The profit and loss distribution clause is typically the most critical because it directly determines each partner’s financial return and risk exposure. However, the termination and exit strategy clause runs a close second – disputes over how to unwind a venture cause more litigation than disputes over how to run one.
Can a joint venture partner be held liable for the other partner's actions?
Yes. Depending on the venture’s structure, a partner may face joint and several liability for obligations incurred by the venture. The agreement should specify liability allocation, indemnification obligations, and insurance requirements to limit each partner’s exposure to the other’s conduct.
How is intellectual property ownership handled in a joint venture?
The agreement should specify whether each party retains ownership of pre-existing IP, whether jointly developed IP is co-owned or assigned to one party, and what licensing rights survive termination. Without clear terms, disputes over IP ownership frequently arise when the venture ends.
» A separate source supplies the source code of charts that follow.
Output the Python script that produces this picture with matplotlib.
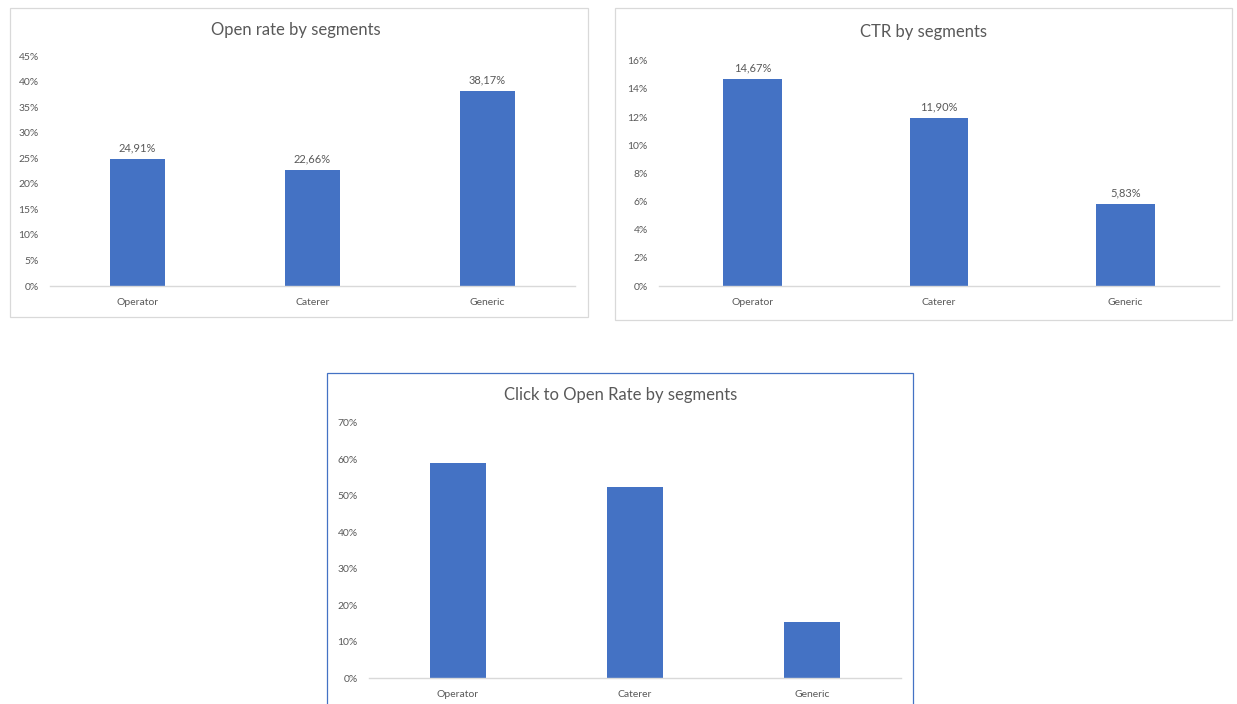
import matplotlib
matplotlib.use("Agg")
import matplotlib.pyplot as plt
from matplotlib.patches import Rectangle
from matplotlib.ticker import FuncFormatter, MultipleLocator

# data (percent)
segments = ["Operator", "Caterer", "Generic"]
open_rate = [24.91, 22.66, 38.17]
ctr = [14.67, 11.90, 5.83]
ctor = [58.9, 52.5, 15.3]

W, H = 1237, 704
BAR = "#4472C4"
TXT = "#595959"
GRID = "#D9D9D9"

plt.rcParams["font.family"] = ["Lato", "DejaVu Sans"]

fig = plt.figure(figsize=(W / 100, H / 100), dpi=100)
fig.patch.set_facecolor("white")


def fx(px):
    return px / W


def fy(py):
    return 1 - py / H


def box(x0, y0, x1, y1, color):
    fig.patches.append(Rectangle((fx(x0), fy(y1)), fx(x1) - fx(x0), fy(y0) - fy(y1),
                                 transform=fig.transFigure, fill=False,
                                 edgecolor=color, linewidth=0.9))


def chart(px_left, px_right, py_zero, py_top, ymax, step, values, title, title_xy, labels=True):
    ax = fig.add_axes([fx(px_left), fy(py_zero), fx(px_right) - fx(px_left), fy(py_top) - fy(py_zero)])
    x = range(len(segments))
    ax.bar(x, values, width=0.315, color=BAR, zorder=2)
    ax.set_xlim(-0.5, len(segments) - 0.5)
    ax.set_ylim(0, ymax)
    ax.yaxis.set_major_locator(MultipleLocator(step))
    ax.yaxis.set_major_formatter(FuncFormatter(lambda v, p: f"{v:.0f}%"))
    ax.set_xticks(list(x))
    ax.set_xticklabels(segments)
    for s in ["top", "right", "left"]:
        ax.spines[s].set_visible(False)
    ax.spines["bottom"].set_color(GRID)
    ax.spines["bottom"].set_linewidth(1.0)
    ax.tick_params(axis="y", length=0, pad=8, labelsize=7.5, labelcolor=TXT)
    ax.tick_params(axis="x", length=0, pad=8.5, labelsize=7.5, labelcolor=TXT)
    ax.patch.set_alpha(0)
    if labels:
        for i, v in enumerate(values):
            ax.annotate(f"{v:.2f}".replace(".", ",") + "%", (i, v), xytext=(0, 4),
                        textcoords="offset points", ha="center", va="bottom",
                        fontsize=8, color=TXT)
    fig.text(fx(title_xy[0]), fy(title_xy[1]), title, ha="center", va="center",
             fontsize=12, color=TXT)
    return ax


# chart frames
box(10, 8, 588, 317, GRID)
box(615, 8, 1232, 320, GRID)
box(327, 373, 913, 710, BAR)

chart(50, 575, 286, 56, 45, 5, open_rate, "Open rate by segments", (296, 30))
chart(659, 1219, 286, 60.7, 16, 2, ctr, "CTR by segments", (924, 32))
chart(369, 901, 678, 423, 70, 10, ctor, "Click to Open Rate by segments", (621, 395), labels=False)

fig.savefig("out.png", dpi=100, facecolor="white")
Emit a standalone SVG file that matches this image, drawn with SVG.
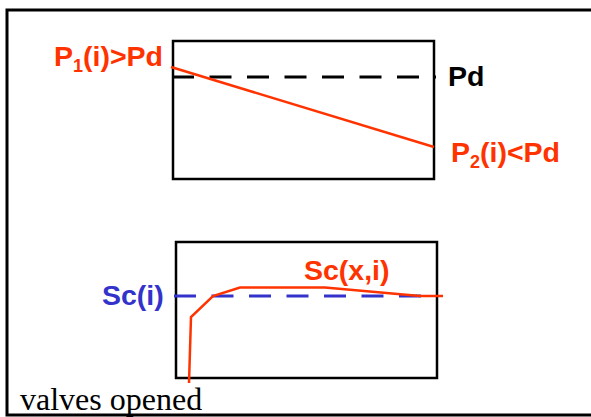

What happens if joint venture partners cannot agree on a decision?
Well-drafted agreements include deadlock resolution mechanisms such as escalation to senior executives, mediation, arbitration, or buyout options. Without such provisions, a deadlock can paralyze operations and force judicial intervention to resolve the impasse.
Do joint venture agreements need a non-compete clause?
Non-compete clauses are strongly recommended to prevent partners from competing directly with the venture during its term. The scope, duration, and geographic reach must be reasonable to be enforceable. Without non-compete protection, a partner could divert opportunities away from the venture.
How do you terminate a joint venture agreement?
Termination typically requires a trigger event defined in the agreement – such as material breach, insolvency, or failure to meet milestones – followed by the exit mechanism specified in the contract. Common exit mechanisms include buyout options, put/call rights, and asset liquidation procedures.